Short problem | Skip all pictures, then copy the lines from the start of the data through the line with "0.985, 0.0995, 0.0098];", keeping both ends.
►
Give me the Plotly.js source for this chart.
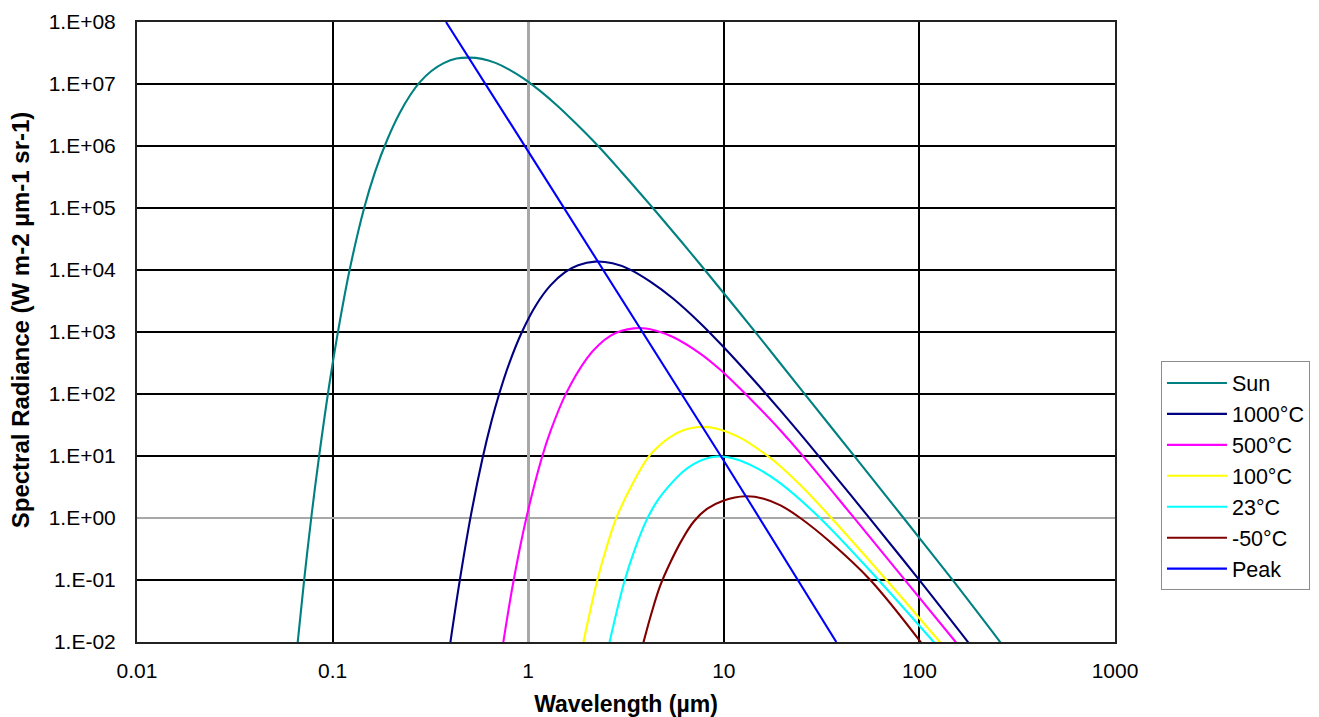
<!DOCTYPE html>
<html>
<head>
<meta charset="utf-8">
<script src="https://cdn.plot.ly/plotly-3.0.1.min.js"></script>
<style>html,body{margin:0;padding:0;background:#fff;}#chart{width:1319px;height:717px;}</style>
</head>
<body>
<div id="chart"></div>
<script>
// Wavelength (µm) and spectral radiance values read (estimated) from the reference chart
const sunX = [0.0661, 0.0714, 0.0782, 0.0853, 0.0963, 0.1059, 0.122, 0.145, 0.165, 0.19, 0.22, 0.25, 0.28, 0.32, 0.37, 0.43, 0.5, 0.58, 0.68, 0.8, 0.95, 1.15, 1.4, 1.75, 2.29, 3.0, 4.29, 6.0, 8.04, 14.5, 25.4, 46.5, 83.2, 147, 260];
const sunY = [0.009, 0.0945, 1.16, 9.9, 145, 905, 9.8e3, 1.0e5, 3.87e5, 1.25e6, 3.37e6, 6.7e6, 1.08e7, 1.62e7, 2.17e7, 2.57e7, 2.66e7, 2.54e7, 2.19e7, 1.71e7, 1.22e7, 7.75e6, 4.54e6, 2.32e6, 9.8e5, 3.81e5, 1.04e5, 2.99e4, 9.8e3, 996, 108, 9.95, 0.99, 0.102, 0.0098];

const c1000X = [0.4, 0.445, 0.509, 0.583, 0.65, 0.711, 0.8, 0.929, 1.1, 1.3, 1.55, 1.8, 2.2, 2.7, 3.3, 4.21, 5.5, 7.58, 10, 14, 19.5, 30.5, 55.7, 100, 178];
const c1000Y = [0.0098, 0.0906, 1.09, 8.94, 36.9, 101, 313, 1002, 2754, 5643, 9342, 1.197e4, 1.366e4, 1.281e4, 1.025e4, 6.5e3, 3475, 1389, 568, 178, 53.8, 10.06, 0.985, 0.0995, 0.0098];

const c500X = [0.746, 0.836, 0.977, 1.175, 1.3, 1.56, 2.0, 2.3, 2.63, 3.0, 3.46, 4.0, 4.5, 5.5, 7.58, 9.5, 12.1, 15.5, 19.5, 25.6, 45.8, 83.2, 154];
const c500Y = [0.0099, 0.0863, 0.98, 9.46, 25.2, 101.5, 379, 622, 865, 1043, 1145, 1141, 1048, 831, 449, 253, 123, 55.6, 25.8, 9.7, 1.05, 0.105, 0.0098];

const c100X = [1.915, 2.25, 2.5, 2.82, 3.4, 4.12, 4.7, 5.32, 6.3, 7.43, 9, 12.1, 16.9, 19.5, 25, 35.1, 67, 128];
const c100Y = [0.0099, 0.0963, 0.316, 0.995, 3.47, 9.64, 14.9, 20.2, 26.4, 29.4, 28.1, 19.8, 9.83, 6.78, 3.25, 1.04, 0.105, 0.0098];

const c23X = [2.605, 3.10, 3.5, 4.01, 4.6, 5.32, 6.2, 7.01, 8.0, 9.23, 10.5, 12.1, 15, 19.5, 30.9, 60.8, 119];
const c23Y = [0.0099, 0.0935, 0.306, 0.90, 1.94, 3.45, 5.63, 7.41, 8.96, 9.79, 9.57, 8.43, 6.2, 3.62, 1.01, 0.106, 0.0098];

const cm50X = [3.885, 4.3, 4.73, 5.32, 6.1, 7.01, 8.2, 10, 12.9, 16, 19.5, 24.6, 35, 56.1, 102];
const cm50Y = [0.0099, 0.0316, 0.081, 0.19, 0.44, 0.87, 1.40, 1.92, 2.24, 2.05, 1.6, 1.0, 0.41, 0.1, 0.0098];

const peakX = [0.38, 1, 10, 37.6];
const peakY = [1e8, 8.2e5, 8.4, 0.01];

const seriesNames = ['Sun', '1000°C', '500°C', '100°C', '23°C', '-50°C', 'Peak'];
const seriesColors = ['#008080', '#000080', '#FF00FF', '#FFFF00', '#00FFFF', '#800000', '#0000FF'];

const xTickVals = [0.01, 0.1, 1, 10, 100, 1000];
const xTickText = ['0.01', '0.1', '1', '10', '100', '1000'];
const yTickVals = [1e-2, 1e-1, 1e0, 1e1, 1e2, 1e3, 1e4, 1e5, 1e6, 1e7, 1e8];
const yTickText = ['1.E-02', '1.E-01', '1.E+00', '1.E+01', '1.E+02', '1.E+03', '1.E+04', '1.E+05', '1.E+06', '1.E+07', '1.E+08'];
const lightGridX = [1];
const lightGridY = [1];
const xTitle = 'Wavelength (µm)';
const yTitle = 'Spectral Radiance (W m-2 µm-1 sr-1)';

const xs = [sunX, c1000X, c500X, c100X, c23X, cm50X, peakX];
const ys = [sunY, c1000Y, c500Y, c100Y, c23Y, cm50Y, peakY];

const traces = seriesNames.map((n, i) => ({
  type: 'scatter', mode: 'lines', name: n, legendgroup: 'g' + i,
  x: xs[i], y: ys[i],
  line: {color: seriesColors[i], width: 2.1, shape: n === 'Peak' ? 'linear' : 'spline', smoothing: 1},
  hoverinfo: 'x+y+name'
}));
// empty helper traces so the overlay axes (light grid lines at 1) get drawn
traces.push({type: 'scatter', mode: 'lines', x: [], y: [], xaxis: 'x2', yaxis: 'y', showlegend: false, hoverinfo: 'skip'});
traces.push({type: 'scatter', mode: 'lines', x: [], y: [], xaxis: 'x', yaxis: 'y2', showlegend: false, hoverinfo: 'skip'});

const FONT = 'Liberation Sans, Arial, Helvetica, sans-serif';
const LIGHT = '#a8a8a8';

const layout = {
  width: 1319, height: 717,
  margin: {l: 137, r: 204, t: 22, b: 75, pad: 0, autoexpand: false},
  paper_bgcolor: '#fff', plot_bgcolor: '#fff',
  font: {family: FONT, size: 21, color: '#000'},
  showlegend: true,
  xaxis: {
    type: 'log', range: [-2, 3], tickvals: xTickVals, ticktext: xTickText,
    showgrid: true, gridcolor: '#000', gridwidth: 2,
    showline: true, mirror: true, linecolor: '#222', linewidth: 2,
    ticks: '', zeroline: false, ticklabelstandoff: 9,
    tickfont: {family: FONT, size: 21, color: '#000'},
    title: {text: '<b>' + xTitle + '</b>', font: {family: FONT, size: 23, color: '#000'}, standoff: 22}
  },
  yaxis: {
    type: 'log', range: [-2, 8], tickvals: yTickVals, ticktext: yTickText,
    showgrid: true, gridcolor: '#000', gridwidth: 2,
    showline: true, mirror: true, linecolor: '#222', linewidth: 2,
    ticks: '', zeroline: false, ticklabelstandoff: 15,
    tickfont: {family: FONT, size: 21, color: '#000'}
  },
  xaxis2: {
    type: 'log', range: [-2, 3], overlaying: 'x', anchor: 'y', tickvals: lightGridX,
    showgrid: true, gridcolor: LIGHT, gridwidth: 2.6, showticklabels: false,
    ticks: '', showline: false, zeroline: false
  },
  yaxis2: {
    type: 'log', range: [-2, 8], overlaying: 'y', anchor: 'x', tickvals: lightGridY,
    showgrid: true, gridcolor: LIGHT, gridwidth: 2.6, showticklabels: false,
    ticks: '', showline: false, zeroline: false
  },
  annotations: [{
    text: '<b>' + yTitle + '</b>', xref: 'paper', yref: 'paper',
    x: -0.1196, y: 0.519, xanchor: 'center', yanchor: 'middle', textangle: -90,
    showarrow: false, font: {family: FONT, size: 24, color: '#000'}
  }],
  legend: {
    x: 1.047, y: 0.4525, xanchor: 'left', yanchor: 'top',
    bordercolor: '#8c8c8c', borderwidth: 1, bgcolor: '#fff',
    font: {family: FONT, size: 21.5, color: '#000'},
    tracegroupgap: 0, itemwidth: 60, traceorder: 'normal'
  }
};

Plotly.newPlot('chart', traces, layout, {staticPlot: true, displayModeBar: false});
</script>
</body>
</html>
◄
Task response |
Give me the Plotly.js source for this chart.
<!DOCTYPE html>
<html>
<head>
<meta charset="utf-8">
<script src="https://cdn.plot.ly/plotly-3.0.1.min.js"></script>
<style>html,body{margin:0;padding:0;background:#fff;}#chart{width:1319px;height:717px;}</style>
</head>
<body>
<div id="chart"></div>
<script>
// Wavelength (µm) and spectral radiance values read (estimated) from the reference chart
const sunX = [0.0661, 0.0714, 0.0782, 0.0853, 0.0963, 0.1059, 0.122, 0.145, 0.165, 0.19, 0.22, 0.25, 0.28, 0.32, 0.37, 0.43, 0.5, 0.58, 0.68, 0.8, 0.95, 1.15, 1.4, 1.75, 2.29, 3.0, 4.29, 6.0, 8.04, 14.5, 25.4, 46.5, 83.2, 147, 260];
const sunY = [0.009, 0.0945, 1.16, 9.9, 145, 905, 9.8e3, 1.0e5, 3.87e5, 1.25e6, 3.37e6, 6.7e6, 1.08e7, 1.62e7, 2.17e7, 2.57e7, 2.66e7, 2.54e7, 2.19e7, 1.71e7, 1.22e7, 7.75e6, 4.54e6, 2.32e6, 9.8e5, 3.81e5, 1.04e5, 2.99e4, 9.8e3, 996, 108, 9.95, 0.99, 0.102, 0.0098];

const c1000X = [0.4, 0.445, 0.509, 0.583, 0.65, 0.711, 0.8, 0.929, 1.1, 1.3, 1.55, 1.8, 2.2, 2.7, 3.3, 4.21, 5.5, 7.58, 10, 14, 19.5, 30.5, 55.7, 100, 178];
const c1000Y = [0.0098, 0.0906, 1.09, 8.94, 36.9, 101, 313, 1002, 2754, 5643, 9342, 1.197e4, 1.366e4, 1.281e4, 1.025e4, 6.5e3, 3475, 1389, 568, 178, 53.8, 10.06, 0.985, 0.0995, 0.0098];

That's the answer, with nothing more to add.